Xi Zheng, then an assistant official in the palace library, often visited Meng Guang to consult him. When Meng Guang asked him what the crown prince, Liu Xuan, had been learning and reading and what he was interested in, Xi Zheng replied, "He treats the people around him respectfully. He is very diligent and hardworking. He has the style of a crown prince of ancient times. When he meets people, he shows sincerity, kindness and generosity in everything he says and does." Meng Guang then said, "This is what is expected of every other person. What I really want to know is his level of political wisdom and how good his political skills are." Xi Zheng replied, "The Crown Prince's approach towards life is to focus on winning people's hearts and favour. He won't do what he shouldn't do.
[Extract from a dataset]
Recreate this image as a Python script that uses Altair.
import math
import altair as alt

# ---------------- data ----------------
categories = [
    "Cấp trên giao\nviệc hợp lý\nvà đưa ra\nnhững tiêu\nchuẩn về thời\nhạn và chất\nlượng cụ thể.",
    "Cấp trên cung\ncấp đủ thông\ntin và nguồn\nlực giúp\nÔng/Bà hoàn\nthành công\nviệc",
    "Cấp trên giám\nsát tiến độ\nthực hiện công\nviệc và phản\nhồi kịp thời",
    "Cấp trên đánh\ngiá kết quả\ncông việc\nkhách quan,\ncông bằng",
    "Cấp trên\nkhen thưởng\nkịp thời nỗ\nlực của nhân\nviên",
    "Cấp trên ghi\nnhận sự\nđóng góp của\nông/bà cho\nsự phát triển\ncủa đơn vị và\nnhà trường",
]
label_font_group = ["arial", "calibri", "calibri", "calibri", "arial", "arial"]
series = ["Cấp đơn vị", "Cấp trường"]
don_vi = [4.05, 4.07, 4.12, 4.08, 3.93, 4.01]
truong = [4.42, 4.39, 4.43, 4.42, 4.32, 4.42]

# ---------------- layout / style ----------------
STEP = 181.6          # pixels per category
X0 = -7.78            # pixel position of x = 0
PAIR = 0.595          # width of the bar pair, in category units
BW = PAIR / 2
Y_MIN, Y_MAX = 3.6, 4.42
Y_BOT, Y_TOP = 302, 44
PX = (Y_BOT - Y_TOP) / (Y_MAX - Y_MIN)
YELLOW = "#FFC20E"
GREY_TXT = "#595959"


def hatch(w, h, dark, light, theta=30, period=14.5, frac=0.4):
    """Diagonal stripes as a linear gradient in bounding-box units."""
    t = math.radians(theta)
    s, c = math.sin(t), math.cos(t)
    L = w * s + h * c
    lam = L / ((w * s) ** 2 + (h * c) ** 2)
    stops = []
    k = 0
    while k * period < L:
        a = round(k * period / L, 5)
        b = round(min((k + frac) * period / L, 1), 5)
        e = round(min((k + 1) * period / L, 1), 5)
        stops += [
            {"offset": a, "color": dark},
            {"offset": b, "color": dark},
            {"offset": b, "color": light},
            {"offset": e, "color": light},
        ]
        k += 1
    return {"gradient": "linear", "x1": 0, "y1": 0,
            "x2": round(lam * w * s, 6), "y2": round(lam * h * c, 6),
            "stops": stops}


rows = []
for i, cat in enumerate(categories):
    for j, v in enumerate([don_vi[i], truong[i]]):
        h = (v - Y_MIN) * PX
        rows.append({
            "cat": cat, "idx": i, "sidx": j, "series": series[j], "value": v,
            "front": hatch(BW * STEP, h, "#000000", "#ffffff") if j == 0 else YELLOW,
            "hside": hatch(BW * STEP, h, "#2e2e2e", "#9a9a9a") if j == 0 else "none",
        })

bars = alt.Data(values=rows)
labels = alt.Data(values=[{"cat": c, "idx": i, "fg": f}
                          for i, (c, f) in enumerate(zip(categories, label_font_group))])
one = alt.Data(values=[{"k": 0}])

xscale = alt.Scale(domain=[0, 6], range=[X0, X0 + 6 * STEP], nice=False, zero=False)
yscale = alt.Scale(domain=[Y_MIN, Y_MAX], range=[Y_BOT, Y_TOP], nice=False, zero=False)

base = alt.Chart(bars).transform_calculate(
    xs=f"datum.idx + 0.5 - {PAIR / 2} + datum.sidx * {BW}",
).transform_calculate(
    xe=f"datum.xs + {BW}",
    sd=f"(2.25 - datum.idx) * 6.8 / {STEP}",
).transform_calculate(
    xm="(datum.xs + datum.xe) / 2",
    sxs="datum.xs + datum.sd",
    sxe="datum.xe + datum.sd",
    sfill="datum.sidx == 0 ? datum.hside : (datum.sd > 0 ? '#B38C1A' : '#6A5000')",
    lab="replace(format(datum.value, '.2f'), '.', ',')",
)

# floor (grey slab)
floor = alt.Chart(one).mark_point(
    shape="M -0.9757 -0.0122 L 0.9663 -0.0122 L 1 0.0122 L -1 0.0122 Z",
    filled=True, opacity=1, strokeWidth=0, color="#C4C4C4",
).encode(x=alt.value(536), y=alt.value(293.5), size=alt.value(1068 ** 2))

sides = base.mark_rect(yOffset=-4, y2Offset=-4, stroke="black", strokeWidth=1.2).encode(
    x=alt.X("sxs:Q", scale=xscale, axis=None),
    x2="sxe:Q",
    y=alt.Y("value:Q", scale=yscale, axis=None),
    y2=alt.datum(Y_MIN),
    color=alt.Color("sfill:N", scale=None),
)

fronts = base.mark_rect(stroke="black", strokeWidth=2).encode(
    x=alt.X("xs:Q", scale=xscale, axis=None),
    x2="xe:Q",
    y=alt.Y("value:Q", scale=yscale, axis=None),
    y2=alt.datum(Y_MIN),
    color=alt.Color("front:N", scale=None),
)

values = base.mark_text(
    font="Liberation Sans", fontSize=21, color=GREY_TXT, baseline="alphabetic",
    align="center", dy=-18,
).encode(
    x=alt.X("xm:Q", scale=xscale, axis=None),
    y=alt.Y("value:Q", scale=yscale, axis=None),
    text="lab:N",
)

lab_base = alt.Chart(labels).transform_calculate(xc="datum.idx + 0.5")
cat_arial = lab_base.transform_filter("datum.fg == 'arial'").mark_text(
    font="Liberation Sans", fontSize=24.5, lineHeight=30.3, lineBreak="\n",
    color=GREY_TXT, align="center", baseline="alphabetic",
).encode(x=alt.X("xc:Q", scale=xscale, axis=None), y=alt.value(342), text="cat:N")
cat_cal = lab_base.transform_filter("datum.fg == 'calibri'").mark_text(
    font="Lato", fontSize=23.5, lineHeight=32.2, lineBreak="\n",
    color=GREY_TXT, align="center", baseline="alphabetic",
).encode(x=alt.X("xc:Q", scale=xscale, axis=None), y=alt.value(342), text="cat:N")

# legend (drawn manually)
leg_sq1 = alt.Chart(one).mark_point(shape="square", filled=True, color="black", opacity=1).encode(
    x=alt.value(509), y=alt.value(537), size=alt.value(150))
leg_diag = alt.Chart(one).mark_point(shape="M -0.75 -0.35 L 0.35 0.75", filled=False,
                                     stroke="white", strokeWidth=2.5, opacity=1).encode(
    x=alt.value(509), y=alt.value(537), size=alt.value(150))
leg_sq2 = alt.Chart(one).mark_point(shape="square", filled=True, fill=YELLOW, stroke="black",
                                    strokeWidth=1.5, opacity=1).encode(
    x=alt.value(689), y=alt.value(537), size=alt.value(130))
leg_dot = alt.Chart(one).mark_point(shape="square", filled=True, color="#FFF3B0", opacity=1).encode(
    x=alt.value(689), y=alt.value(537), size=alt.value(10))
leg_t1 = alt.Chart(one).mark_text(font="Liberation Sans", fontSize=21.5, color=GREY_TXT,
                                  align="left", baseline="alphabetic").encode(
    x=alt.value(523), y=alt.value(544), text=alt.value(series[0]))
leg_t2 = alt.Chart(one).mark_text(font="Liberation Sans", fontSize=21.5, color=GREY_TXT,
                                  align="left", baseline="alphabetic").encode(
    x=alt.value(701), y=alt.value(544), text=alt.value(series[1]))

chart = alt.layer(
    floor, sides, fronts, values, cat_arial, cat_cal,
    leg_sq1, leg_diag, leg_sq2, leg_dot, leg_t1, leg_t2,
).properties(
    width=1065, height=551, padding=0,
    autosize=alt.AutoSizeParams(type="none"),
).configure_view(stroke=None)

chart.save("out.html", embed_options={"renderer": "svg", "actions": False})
He doesn't openly reveal his wisdom. Besides, political skills can only be used under certain circumstances; they cannot be cultivated and learnt in advance." Meng Guang knew that Xi Zheng was trying to careful with his words, so he said, "I like to speak my mind as freely as possible. Every time I openly make criticisms, people will ridicule or hate me for that. Although I sense that you don't like to hear what I say, my words make sense. The Empire is not unified yet. Political skills are crucial in this time and age. While one's mastery of political skills depends on his intellectual abilities, political skills can be learnt and mastered through diligence. This has to do with the Crown Prince's education. He should be striving to enrich himself with as much knowledge as possible so that he can be like a consultant. He should also sit for written and oral tests like academics and gain some titles. This is a top priority for him." Xi Zheng strongly agreed with him.

Meng Guang was later removed from office for committing offences. He died in an unknown year in his 90s.